2. Choose a reliable PDF converter

Acrobat Reader or Foxit Reader are free tools that enable you to open a PDF document. You can then even save the content as a text file. But by doing so, a hard return will appear at the end of each line, which will cause incorrect segmentation in your translation editor. So you'll need a more sophisticated solution instead.

SDL Trados Studio 2009 and some other CAT tools include a third-party PDF converter. If you CAT tool doesn't support PDF, try ReadIris, Nuance PDF Converter, Solid Converter or Abbyy Transformer, or a free online service like PDFtoWord.com.

3. Manage your customer's expectations

Inform your customer about the challenges of converting PDFs. For instance, it may be possible to extract the text, but the original layout may be (partly) lost, especially when the document consists of multiple columns or text boxes. If the customer expects to receive the translated document with an identical layout, extra work may be needed. Is your customer prepared to pay extra for this?

4. Ask for a sample file before accepting the job

Suppose I had a paper document, took a picture of it, and pasted that picture in an empty Word document. Would that qualify as the Word version of my document?

Your customer's "PDF document" may have been created in a similar way. Imagine a hard-to-read fax, printed on thermal paper, that was scanned as a picture with a flatbed scanner and then saved as PDF. You may even see coffee stains or other dirt on the document. Technically speaking, it's a PDF file, but from a translation automation point of view, it's about as useless as a handwritten document. It will be virtually impossible to extract any text from such PDFs, so you may have to retype the source document before you can even start translating it.

5. Test the conversion - again and again

Even the best PDF converter may not succeed in extracting all text properly. Your solution may for instance work fine for English or other Western languages... but can it handle Russian, Korean or Amharic?

I tried converting a mixed English and Slovak PDF with Zamzar, and all characters with Slovak diacritics were corrupted. If you want to know whether it's your converter or the PDF itself that's causing the problem, simply try another conversion solution. PDFtoWord.com converted my Slovak text without problems.

But my next PDF may have been generated from a legacy DTP format on an old Mac, with text saved as pictures, and with strict security settings. You never know what you're gonna get...

Bookmark and Share


Zsolt said...

I agree, processing PDF files can be a nightmare... In my opinion, a PDf files built up by scanned pages is not a real PDF file, not even technically, just a set of image files.

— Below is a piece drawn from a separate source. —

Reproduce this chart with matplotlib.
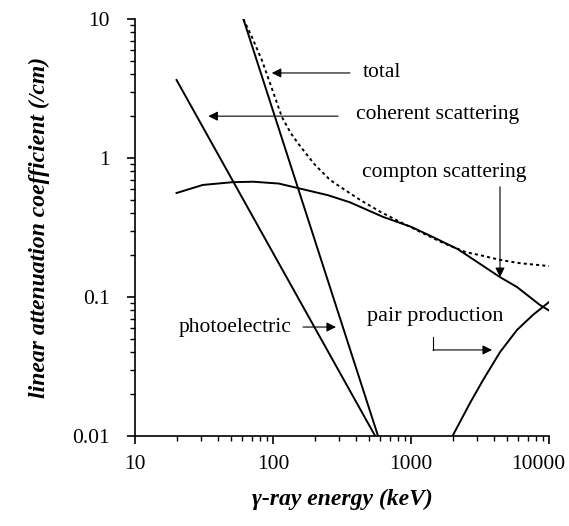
import matplotlib
matplotlib.use('Agg')
import matplotlib.pyplot as plt
import matplotlib.transforms as mtransforms

plt.rcParams['font.family'] = ['Liberation Serif', 'DejaVu Serif']

# values (energy in keV, coefficient in /cm)
coherent_E = [20, 550]
coherent_mu = [3.64, 0.01]

photo_E = [61, 577]
photo_mu = [10, 0.01]

compton_E = [20, 31, 51, 72, 110, 149, 250, 361, 627, 1000, 1443, 2200,
             3006, 4415, 5860, 8610, 10000]
compton_mu = [0.56, 0.64, 0.67, 0.675, 0.655, 0.61, 0.54, 0.48, 0.377,
              0.32, 0.27, 0.22, 0.179, 0.139, 0.118, 0.0875, 0.08]

pair_E = [2000, 2680, 3330, 4420, 5870, 7650, 10000]
pair_mu = [0.01, 0.0173, 0.0253, 0.0402, 0.058, 0.0743, 0.092]

total_E = [61, 70, 83, 100, 116, 135, 157, 200, 259, 340, 427, 600, 832,
           1200, 1707, 2500, 3162, 4415, 6170, 10000]
total_mu = [10, 7.5, 5.07, 3.0, 1.97, 1.5, 1.22, 0.90, 0.695, 0.58, 0.50,
            0.41, 0.347, 0.29, 0.245, 0.21, 0.20, 0.185, 0.175, 0.167]

xticks = [10, 100, 1000, 10000]
xtick_labels = ['10', '100', '1000', '10000']
yticks = [0.01, 0.1, 1, 10]
ytick_labels = ['0.01', '0.1', '1', '10']

fig = plt.figure(figsize=(5.69, 5.26), dpi=100)
ax = fig.add_axes([135 / 569, 1 - 436 / 526, 414 / 569, 417 / 526])

lw = 1.4
ax.plot(coherent_E, coherent_mu, color='black', lw=lw)
ax.plot(photo_E, photo_mu, color='black', lw=lw)
ax.plot(compton_E, compton_mu, color='black', lw=lw)
ax.plot(pair_E, pair_mu, color='black', lw=lw)
ax.plot(total_E, total_mu, color='black', lw=1.4, linestyle=(0, (1.6, 1.6)))

ax.set_xscale('log')
ax.set_yscale('log')
ax.set_xlim(10, 10000)
ax.set_ylim(0.01, 10)
ax.set_xticks(xticks, xtick_labels)
ax.set_yticks(yticks, ytick_labels)

for s in ['top', 'right']:
    ax.spines[s].set_visible(False)
for s in ['left', 'bottom']:
    ax.spines[s].set_linewidth(1.2)
ax.tick_params(which='major', direction='out', length=6, width=1.2,
               labelsize=15.5, pad=8)
ax.tick_params(which='minor', direction='out', length=3.5, width=1.0)
ax.tick_params(axis='y', which='major', pad=12)

# last x label sits a bit left of its tick, inside the picture
last = ax.get_xticklabels()[-1]
last.set_transform(last.get_transform() +
                   mtransforms.ScaledTranslation(-8 / 72, 0, fig.dpi_scale_trans))

lab = dict(fontsize=17, fontweight='bold', fontstyle='italic')
ax.set_xlabel('γ-ray energy (keV)', labelpad=10, **lab)
ax.set_ylabel('linear attenuation coefficient (/cm)', labelpad=16, **lab)

# annotations
arrow = dict(arrowstyle='-|>', color='black', lw=0.8, mutation_scale=14,
             shrinkA=0, shrinkB=0)
fs = 15.5
ax.text(449, 4.09, 'total', fontsize=fs, ha='left', va='center')
ax.annotate('', xy=(98, 4.09), xytext=(361, 4.09), arrowprops=arrow)

ax.text(399, 2.04, 'coherent scattering', fontsize=fs, ha='left', va='center')
ax.annotate('', xy=(34, 2.0), xytext=(296, 2.0), arrowprops=arrow)

ax.text(441, 0.79, 'compton scattering', fontsize=fs, ha='left', va='center')
ax.annotate('', xy=(4415, 0.139), xytext=(4415, 0.62), arrowprops=arrow)

ax.text(20.8, 0.0608, 'photoelectric', fontsize=fs, ha='left', va='center')
ax.annotate('', xy=(286, 0.0608), xytext=(165, 0.0608), arrowprops=arrow)

ax.text(480, 0.0718, 'pair production', fontsize=16, ha='left', va='center')
ax.plot([1443, 1443], [0.0515, 0.0416], color='black', lw=0.8)
ax.annotate('', xy=(3864, 0.0416), xytext=(1443, 0.0416), arrowprops=arrow)

fig.savefig('out.png', dpi=100)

According to my experiences, the best tools for PDF processing are:

PDF to Word: Able2Extract
Word to PDF: PrimoPDF

Forget about using Adobe Professional for converting, it's totally useless, destroys the entire layout. And forget about SDL Trados 2009, it's hilariously expensive, and installing is a real nightmare. I didn't try it yet, but I am convicted, that it will definitely not handle PDF properly. SDL Trados 2009 is just a mistake, like Vista, filling a time gap between two proper releases.

Gerrit said...

Thanks for pointing out these additional tools, Zsolt.

SDL Trados Studio 2009 uses the Solid Converter technology (see the link in my blog post) to do the PDF conversion. It should work fine, at least if the PDF isn't a mess to begin with...

dmy said...

Thanks for your sound tips, Gerrit. Someone else has told me that SDL Trados 2009 uses Solid Converter technology. What is this assertion based on?
When I got this information, I downloaded a trial version of Solid Converter, and got significantly different results on the same file. (I'm going to publish detailed results soon.) If the technology is the fundamentally the same, the results should be identical because the conversion engine will be the same in both products.
Can anyone clear up this issue?

vasu said...

I agree with dmy
I recently completed a job and the input given was pdf, when i asked for original i was told to use solid converter. I downloaded and tried it it could not process images with text. I went back to my favorite abbyy fine reader which did the job fine. I have been using it for ages and feel more comfortable with it. It es even better than IRIS or other extractors and converters which may be faster and automated since it gives more control over the block types. and also learns??

barbudo said...

Recently I coordinated a project involving a translation of a number of PDF files (created by General Electric). First I imported them into SDL Trados 2009 but the resulting Word files were a mess, so I kept looking for a solution. I found a tool called Infix PDF Editor. The professional version allows the translator to extract the text from the PDF file (provided the PDF is a properly built Acrobat document, not a set of scanned images) and import it as XML documents. We then translated the XML files with memoQ and exported the translated files back to the PDFs using Infix editor. The resulting Acrobat documents needed some (rather simple) editing but it was nothing compared with sorting out the mess left by Trados.